Here’s why: It works the deltoids, biceps, triceps, lats, and pecs, as well as all of the stabilizing muscles in your entire body. It even works your glutes since you can’t have a weak or sagging butt when pressing a large amount of weight overhead with one arm (it just doesn’t happen). And if you do the exercise alongside the squat and deadlift, you have everything you need for a basic total-body training system.
No other exercise comes close to offering that many advantages.
If you already have the overhead press in your workout, great. But I bet you don’t have it programmed like this. It’s called the 2-3-5 method, and I use in my book Mass Made Simple. The rep scheme follows a simple “ladder” formula that allows you to handle a lot of volume. You can follow it no matter what your goal–sports, hypertrophy, fat loss–because the training effects carry over to all of them.
Tip: A kettlebell works better than other training implements for this workout. That’s because the bell’s weight can shift, making the exercise harder and activating your muscles more than if you had a stable weight. (Check out The Ultimate Kettlebell Workout.)
How to do it
Left arm overhead press, 2 reps
Right arm overhead press, 2 reps
Left arm overhead press, 3 reps
Right arm overhead press, 3 reps
Left arm overhead press, 5 reps
Right arm overhead press, 5 reps
If you still have gas in the tank, do a set of 10 reps on the left and then repeat on the right. You’ll complete a total of 40 reps if you manage to get through the additional sets of 10. However, it won’t “feel” like 40. That’s because you’re constantly changing reps, and switching sides throughout.
(If you’re looking for more ways to burn fat and work every muscle, check out The Anarchy Workout. One guy lost 18 pounds of fat in just 6 weeks.)
I suggest most people do the entire workout with only one weight.

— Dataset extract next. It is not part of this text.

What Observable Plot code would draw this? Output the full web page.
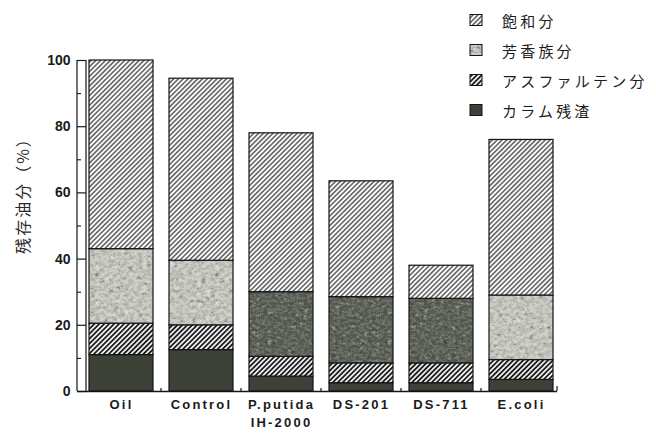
<!DOCTYPE html>
<html>
<head>
<meta charset="utf-8">
<script src="https://cdn.jsdelivr.net/npm/d3@7"></script>
<script src="https://cdn.jsdelivr.net/npm/@observablehq/plot@0.6"></script>
<style>
  body { margin: 0; background: #fff; }
  #chart { width: 656px; height: 434px; }
</style>
</head>
<body>
<div id="chart"></div>
<script>
// Residual oil fractions (% of the initial oil) per culture
const samples = ["Oil", "Control", "P.putida\nIH-2000", "DS-201", "DS-711", "E.coli"];
const components = ["カラム残渣", "アスファルテン分", "芳香族分", "飽和分"]; // stacked bottom → top
const residue    = [11, 12.5, 4.5, 2.5, 2.5, 3.5];
const asphaltene = [9.5, 7.5, 6, 6, 6, 6];
const aromatic   = [22.5, 19.5, 19.5, 20, 19.5, 19.5];
const saturate   = [57, 55, 48, 35, 10, 47];
const yTicks = [0, 20, 40, 60, 80, 100];
const yMinorTicks = [10, 30, 50, 70, 90];
const legendItems = ["飽和分", "芳香族分", "アスファルテン分", "カラム残渣"];
const yTitle = "残存油分（%）";

const valuesByComponent = {
  "カラム残渣": residue,
  "アスファルテン分": asphaltene,
  "芳香族分": aromatic,
  "飽和分": saturate
};

const rows = [];
samples.forEach((s, i) => {
  for (const c of components) rows.push({sample: s, component: c, value: valuesByComponent[c][i]});
});

// Fill styles
const residueColor = "#3d4239";
const darkAromatic = new Set(["P.putida\nIH-2000", "DS-201", "DS-711"]);
function fillFor(component, sample) {
  switch (component) {
    case "飽和分": return "url(#hatch-thin)";
    case "芳香族分": return darkAromatic.has(sample) ? "url(#speckle-dark)" : "url(#speckle-light)";
    case "アスファルテン分": return "url(#hatch-bold)";
    default: return residueColor;
  }
}

const W = 656, H = 434;
const mLeft = 86, mRight = 99, mTop = 60, mBottom = 43;
const strip = 9; // width of the double-lined y axis

const plot = Plot.plot({
  width: W, height: H,
  marginLeft: mLeft, marginRight: mRight, marginTop: mTop, marginBottom: mBottom,
  style: {fontFamily: "'Liberation Sans', Arial, sans-serif", background: "#fff", color: "#1a1a1a", overflow: "visible"},
  x: {domain: samples, paddingInner: 0.195, paddingOuter: 0.02, label: null},
  y: {domain: [0, 100], label: null},
  color: {type: "identity"},
  marks: [
    Plot.barY(rows, {
      x: "sample", y: "value",
      fill: d => fillFor(d.component, d.sample),
      stroke: "#141414", strokeWidth: 1.2
    }),
    Plot.axisY({ticks: yTicks, tickSize: strip, tickPadding: 7, fontSize: 14, fontWeight: "bold", label: null, strokeWidth: 1.2}),
    Plot.axisY({ticks: yMinorTicks, tickSize: 4, dx: -(strip - 4), text: null, label: null, strokeWidth: 1.1}),
    Plot.axisX({tickSize: 0, tickPadding: 4, fontSize: 13, fontWeight: "bold", label: null, lineHeight: 1.42}),
    Plot.ruleY([0], {insetLeft: -strip, stroke: "#141414", strokeWidth: 1.3})
  ]
});

const svg = d3.select(plot);

// Pattern definitions for the hatched and speckled fractions
svg.insert("defs", ":first-child").html(`
  <pattern id="hatch-thin" patternUnits="userSpaceOnUse" width="3.4" height="3.4" patternTransform="rotate(45)">
    <rect width="3.4" height="3.4" fill="#fff"/>
    <line x1="1.7" y1="0" x2="1.7" y2="3.4" stroke="#1c1c1c" stroke-width="1.1"/>
  </pattern>
  <pattern id="hatch-bold" patternUnits="userSpaceOnUse" width="3.5" height="3.5" patternTransform="rotate(45)">
    <rect width="3.5" height="3.5" fill="#fff"/>
    <line x1="1.75" y1="0" x2="1.75" y2="3.5" stroke="#1c1c1c" stroke-width="1.9"/>
  </pattern>
  <filter id="grain-light" x="0" y="0" width="1" height="1" color-interpolation-filters="sRGB">
    <feTurbulence type="fractalNoise" baseFrequency="0.22 0.3" numOctaves="4" seed="7"/>
    <feColorMatrix type="matrix" values="0.33 0.33 0.33 0 0  0.33 0.33 0.33 0 0  0.33 0.33 0.33 0 0  0 0 0 0 1"/>
    <feComponentTransfer>
      <feFuncR type="discrete" tableValues="0.18 0.38 0.58 0.72 0.80 0.86 0.90 0.93"/>
      <feFuncG type="discrete" tableValues="0.19 0.39 0.59 0.73 0.81 0.86 0.90 0.93"/>
      <feFuncB type="discrete" tableValues="0.17 0.36 0.56 0.70 0.78 0.84 0.88 0.91"/>
    </feComponentTransfer>
  </filter>
  <filter id="grain-dark" x="0" y="0" width="1" height="1" color-interpolation-filters="sRGB">
    <feTurbulence type="fractalNoise" baseFrequency="0.25 0.35" numOctaves="4" seed="11"/>
    <feColorMatrix type="matrix" values="0.33 0.33 0.33 0 0  0.33 0.33 0.33 0 0  0.33 0.33 0.33 0 0  0 0 0 0 1"/>
    <feComponentTransfer>
      <feFuncR type="discrete" tableValues="0.18 0.22 0.28 0.34 0.42 0.55 0.72 0.85"/>
      <feFuncG type="discrete" tableValues="0.20 0.24 0.30 0.36 0.44 0.57 0.73 0.85"/>
      <feFuncB type="discrete" tableValues="0.17 0.21 0.27 0.32 0.40 0.53 0.70 0.83"/>
    </feComponentTransfer>
  </filter>
  <pattern id="speckle-light" patternUnits="userSpaceOnUse" width="120" height="120">
    <rect width="120" height="120" fill="#bbb" filter="url(#grain-light)"/>
  </pattern>
  <pattern id="speckle-dark" patternUnits="userSpaceOnUse" width="120" height="120">
    <rect width="120" height="120" fill="#666" filter="url(#grain-dark)"/>
  </pattern>
`);

// Double-lined y axis strip and small separators on the baseline
const ys = plot.scale("y"), xs = plot.scale("x");
const y0 = ys.apply(0), y100 = ys.apply(100);
const deco = svg.append("g").attr("stroke", "#141414").attr("fill", "none");
for (const xPos of [mLeft - strip, mLeft]) {
  deco.append("line").attr("x1", xPos).attr("x2", xPos).attr("y1", y100).attr("y2", y0).attr("stroke-width", 1.2);
}
const bw = xs.bandwidth;
for (let i = 0; i < samples.length; i++) {
  const right = xs.apply(samples[i]) + bw;
  const next = i + 1 < samples.length ? xs.apply(samples[i + 1]) : W - mRight;
  const xPos = i + 1 < samples.length ? (right + next) / 2 : next;
  const h = i + 1 < samples.length ? 3 : 5;
  deco.append("line").attr("x1", xPos).attr("x2", xPos).attr("y1", y0).attr("y2", y0 - h).attr("stroke-width", 1.2);
}

// Category labels are set with wide tracking
svg.selectAll('[aria-label="x-axis tick label"] text').style("letter-spacing", "2.2px");

// Rotated y-axis title
svg.append("text")
  .attr("transform", `translate(22, ${(y0 + y100) / 2 - 34}) rotate(-90)`)
  .attr("text-anchor", "middle")
  .attr("dominant-baseline", "central")
  .attr("font-family", "'Noto Sans CJK JP', sans-serif")
  .attr("font-size", 16)
  .attr("letter-spacing", "2px")
  .attr("fill", "#2a2a2a")
  .text(yTitle);

// Legend, top right
const legend = svg.append("g")
  .attr("font-family", "'Noto Sans CJK JP', sans-serif")
  .attr("font-size", 15)
  .attr("text-anchor", "start")
  .attr("fill", "#1e1e1e");
legendItems.forEach((name, i) => {
  const cy = 20 + i * 30;
  legend.append("rect")
    .attr("x", 470).attr("y", cy - 5.5).attr("width", 12).attr("height", 11)
    .attr("fill", fillFor(name, "Oil"))
    .attr("stroke", "#141414").attr("stroke-width", 1);
  legend.append("text")
    .attr("x", 502).attr("y", cy)
    .attr("text-anchor", "start")
    .attr("dominant-baseline", "central")
    .attr("letter-spacing", "3.2px")
    .text(name);
});

document.getElementById("chart").appendChild(plot);
</script>
</body>
</html>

Let the volume be your limiting factor, not your technique under a heavy load. If you do want to go up in weight, I suggest you do this: Perform a 2-3-5 ladder on each side like outlined above. But do up to three rounds of the ladder, increasing your load each time. Skip the sets of 10 while doing this variation since your goal is to use the biggest bell or load you can in the last round.